“What should we wear?”

One of the main questions I get in the lead up to a family session is “What should we wear?!” So I’ve decided to lay it all down for you. Here is what can make the difference between some amazing family photos and your future grandkids laughing at photos of you from back in the day.

These images below are proudly hung up at my Mum and Dads place. My sisters and I all had a photoshoot to mark the momentous occasion of us reaching the age of 10. Yes, that is me in a collar popping pose.

But looking past how fly 10 year old Sophie was, I’m pretty impressed with Mum’s choice of clothing. I mean, my beige cargo pants aren’t so on trend anymore, but they go well with the denim (and the pants aren’t fully visible in this photo. I won’t show you any of the full length photos.) But, for the most part, these images are pretty timeless. 

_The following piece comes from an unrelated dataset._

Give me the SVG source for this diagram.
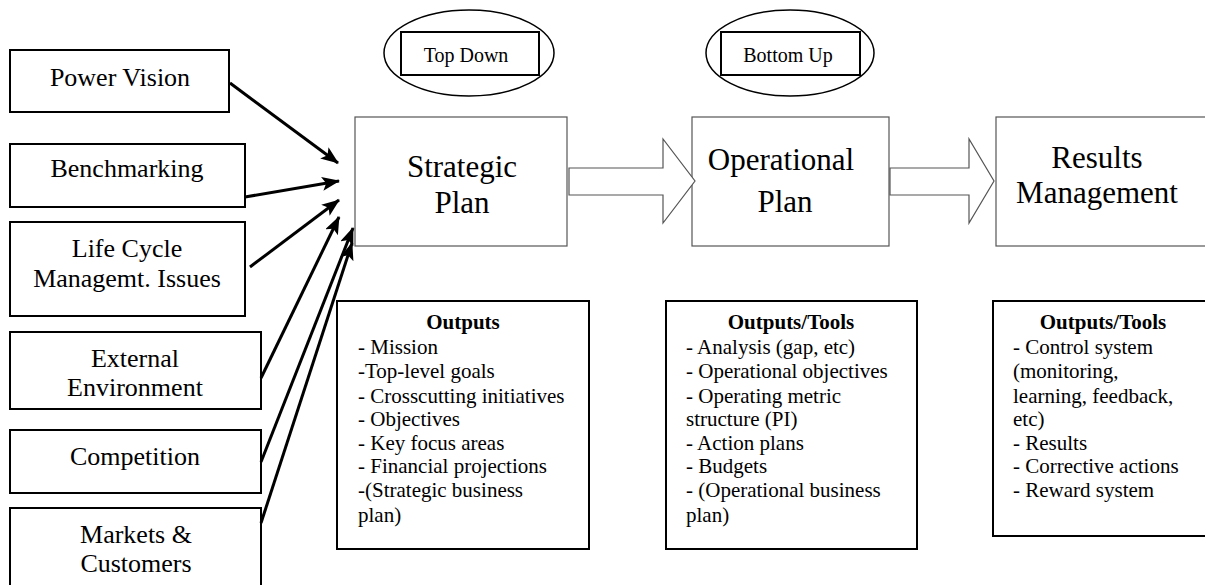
<svg xmlns="http://www.w3.org/2000/svg" width="1205" height="585" viewBox="0 0 1205 585" font-family="'Liberation Serif', Tinos, 'Times New Roman', 'DejaVu Serif', serif">
<style>
text{font-family:'Liberation Serif',Tinos,'Times New Roman','DejaVu Serif',serif;fill:#000}
.src{fill:#fff;stroke:#000;stroke-width:2}
.big{fill:#fff;stroke:#555;stroke-width:1.2}
.out{fill:#fff;stroke:#000;stroke-width:2}
.lbl{font-size:26px;text-anchor:middle}
.ttl{font-size:31px;text-anchor:middle}
.tag{font-size:20px;text-anchor:middle}
.lst{font-size:21px}
.hd{font-size:21px;font-weight:bold;text-anchor:middle}
.arr{fill:none;stroke:#000;stroke-width:3}
.blk{fill:#fff;stroke:#555;stroke-width:1.2}
</style>
<defs>
<marker id="ah" markerUnits="userSpaceOnUse" markerWidth="20" markerHeight="16" refX="17" refY="7" orient="auto">
<path d="M0,0 L18,7 L0,14 L4,7 z" fill="#000"/>
</marker>
</defs>
<rect width="1205" height="585" fill="#fff"/>

<g id="power-vision"><rect class="src" x="10" y="50" width="219" height="62"/><text class="lbl" x="120" y="86">Power Vision</text></g>
<g id="benchmarking"><rect class="src" x="10" y="144" width="235" height="63"/><text class="lbl" x="127" y="177">Benchmarking</text></g>
<g id="life-cycle"><rect class="src" x="10" y="222" width="235" height="94"/><text class="lbl" x="127" y="257">Life Cycle</text><text class="lbl" x="127" y="287">Managemt. Issues</text></g>
<g id="external-environment"><rect class="src" x="10" y="332" width="251" height="77"/><text class="lbl" x="135" y="367">External</text><text class="lbl" x="135" y="396">Environment</text></g>
<g id="competition"><rect class="src" x="10" y="430" width="251" height="63"/><text class="lbl" x="135" y="465">Competition</text></g>
<g id="markets-customers"><rect class="src" x="10" y="508" width="251" height="90"/><text class="lbl" x="136" y="543">Markets &amp;</text><text class="lbl" x="136" y="572">Customers</text></g>

<g id="top-down"><ellipse cx="469" cy="53" rx="85" ry="43" fill="#fff" stroke="#000" stroke-width="1.5"/><rect x="401" y="32" width="138" height="43" fill="#fff" stroke="#000" stroke-width="2"/><text class="tag" x="466" y="62">Top Down</text></g>
<g id="bottom-up"><ellipse cx="790" cy="53" rx="84" ry="43" fill="#fff" stroke="#000" stroke-width="1.5"/><rect x="721" y="32" width="139" height="43" fill="#fff" stroke="#000" stroke-width="2"/><text class="tag" x="788" y="62">Bottom Up</text></g>

<g id="strategic-plan"><rect class="big" x="355" y="117" width="212" height="129"/><text class="ttl" x="462" y="177">Strategic</text><text class="ttl" x="462" y="213">Plan</text></g>
<g id="operational-plan"><rect class="big" x="692" y="117" width="197" height="129"/><text class="ttl" x="781" y="170">Operational</text><text class="ttl" x="785" y="212">Plan</text></g>
<g id="results-management"><rect class="big" x="996" y="117" width="220" height="129"/><text class="ttl" x="1097" y="168">Results</text><text class="ttl" x="1097" y="203">Management</text></g>

<g id="strategic-outputs"><rect class="out" x="337" y="301" width="252" height="248"/>
<text class="hd" x="463" y="329">Outputs</text>
<text class="lst" x="358" y="354">- Mission</text>
<text class="lst" x="358" y="378">-Top-level goals</text>
<text class="lst" x="358" y="403">- Crosscutting initiatives</text>
<text class="lst" x="358" y="426">- Objectives</text>
<text class="lst" x="358" y="450">- Key focus areas</text>
<text class="lst" x="358" y="473">- Financial projections</text>
<text class="lst" x="358" y="497">-(Strategic business</text>
<text class="lst" x="358" y="522">plan)</text>
</g>
<g id="operational-outputs"><rect class="out" x="666" y="301" width="251" height="248"/>
<text class="hd" x="791" y="329">Outputs/Tools</text>
<text class="lst" x="686" y="354">- Analysis (gap, etc)</text>
<text class="lst" x="686" y="378">- Operational objectives</text>
<text class="lst" x="686" y="403">- Operating metric</text>
<text class="lst" x="686" y="426">structure (PI)</text>
<text class="lst" x="686" y="450">- Action plans</text>
<text class="lst" x="686" y="473">- Budgets</text>
<text class="lst" x="686" y="497">- (Operational business</text>
<text class="lst" x="686" y="522">plan)</text>
</g>
<g id="results-outputs"><rect class="out" x="993" y="301" width="222" height="235"/>
<text class="hd" x="1103" y="329">Outputs/Tools</text>
<text class="lst" x="1013" y="354">- Control system</text>
<text class="lst" x="1013" y="378">(monitoring,</text>
<text class="lst" x="1013" y="403">learning, feedback,</text>
<text class="lst" x="1013" y="426">etc)</text>
<text class="lst" x="1013" y="450">- Results</text>
<text class="lst" x="1013" y="473">- Corrective actions</text>
<text class="lst" x="1013" y="497">- Reward system</text>
</g>

<g id="connectors">
<line class="arr" x1="230" y1="83" x2="338" y2="163" marker-end="url(#ah)"/>
<line class="arr" x1="245" y1="197" x2="339" y2="181" marker-end="url(#ah)"/>
<line class="arr" x1="250" y1="267" x2="339" y2="200" marker-end="url(#ah)"/>
<line class="arr" x1="261" y1="378" x2="339" y2="217" marker-end="url(#ah)"/>
<line class="arr" x1="261" y1="462" x2="353" y2="228" marker-end="url(#ah)"/>
<line class="arr" x1="261" y1="523" x2="352" y2="243" marker-end="url(#ah)"/>
<polygon class="blk" points="569,168 663,168 663,139 695,181 663,223 663,195 569,195"/>
<polygon class="blk" points="890,168 969,168 969,139 994,181 969,223 969,195 890,195"/>
</g>
</svg>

So that is the first thing to consider in trying to decide what to wear for family photos. I want you to keep in mind that we want these photos to date as little as possible. Things that date the easiest? Slogans, brands and busy ‘on trend’ patterns. Try and avoid these at all costs. Imagine having to look back on your family photos in 30 years and your brother is wearing a fully sick Mambo tee with a pooshooter on it. Don’t hurt your family like that. 

Now onto colour co-ordinating. As a general rule, neutrals are best. Working with white, cream, brown, black and grey are a good starting point. And for me, I like to include blue. Denim, navy and all shades of blue are neutrals in my book. 

These are some examples of a good classic blue and white. It doesn’t have to be boring - you can use all different tones of blue to mix it up. Navy, light blue, royal, denim all mixed in with a bit of white. 

My next example is starting with the base of blue and white with just a pop of colour. The pink splashes in Amahli’s dress and Ayla’s pink necklace and hair clip. Just a little bit of colour but still co-ordinating as well. 

This next example is more than just a small splash of colour. You can see these families are all wearing different tones of blue and white, and then theres one statement outfit. It is purely coincidence that these examples I found all used red/orange as that statement piece. 

This is another favourite combination of mine. All neutrals in my book - white, brown and blue. 

Now to go into colour a little bit more. We’re heading back to High school art class and learning the colour wheel. Anyone else find it interesting? Or just me?

Complimentary colours are colours that are opposite each other on the wheel eg; red and green. Here’s two examples where families have used the complimentary colours blue and orange (in different tones) and mixed it with a few neutrals as well. Don’t feel like everyone has to be wearing these colours. As you can see, Melissa is in a white top and jeans, and Armi is wearing a grey jumper. Neutrals can fill the gaps. 

Now onto analogous colours. These are two or three colours that sit next to each other on the wheel. You can see in the example this family has used pinks and purples and Sadie the little cutie is in a neutral white dress. 

Triadic colours are next and they are 3 colours that are equal in distance to each other on the wheel. I’m afraid I couldn’t find any of my families to use as examples of this, so I found a random girl on the internet to show you. If you’re brave enough to be that family to use as my example, please give me a call! 

So thats it! It doesn’t have to be intimidating or difficult. If you start by picking a few items out of yours and your families wardrobe and laying them down on the bed to see what works with each other. You can always add a bit of colour with your accessories to tie the outfits together. 

I hope this has given you a little bit of inspiration and helped ease the panic of choosing your outfits!